Im Oktober 2019 war es landesweit zu einer massiven Protestbewegung gekommen. Die Proteste hatten nach einer Erhöhung der Ticketpreise im öffentlichen Nahverkehr begonnen. Die Demonstranten kritisierten dann aber auch niedrige Löhne, hohe Kosten für Bildung und Gesundheit sowie die wachsende Kluft zwischen Arm und Reich. Die Regierung geriet wegen des teilweise brutalen Vorgehens der Sicherheitskräfte gegen die Demonstranten in die Kritik. 34 Menschen starben, 460 weitere wurden verletzt.

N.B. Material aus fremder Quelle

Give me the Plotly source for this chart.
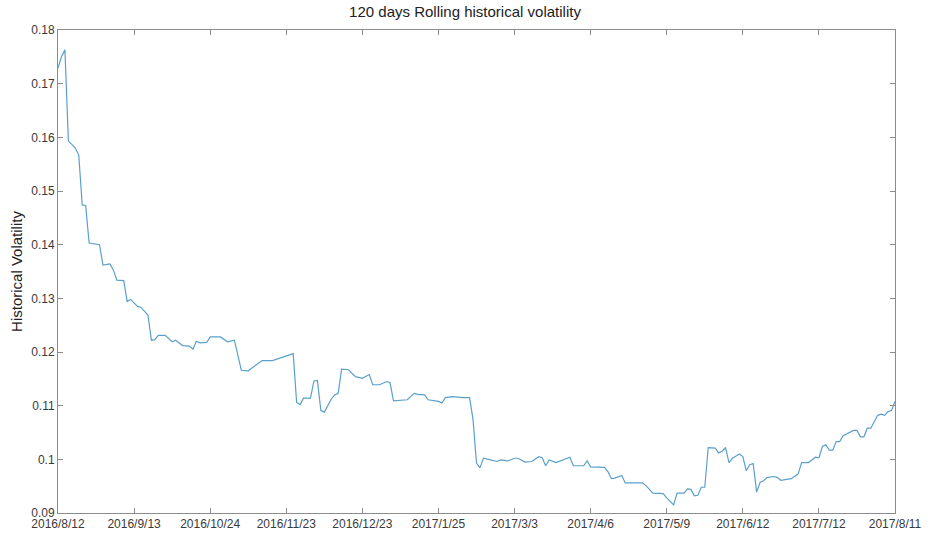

Eine der zentralen Forderungen der Protestbewegung war die Abschaffung der bisherigen Verfassung. Sie stammt aus dem Jahr 1980 und damit noch aus der Zeit des Militärdiktators Augusto Pinochet (1973-90). Sie wird von vielen Chilenen für die tiefe Kluft zwischen Arm und Reich verantwortlich gemacht.
In einem historischen Referendum stimmten im Oktober 2020 mehr als drei Viertel der Wahlberechtigten in dem südamerikanischen Land dafür, dass es eine neue Verfassung geben soll. Die verfassunggebende Versammlung, an deren Spitze eine Vertreterin der indigenen Minderheiten steht, nahm am Montag ihre Arbeit auf.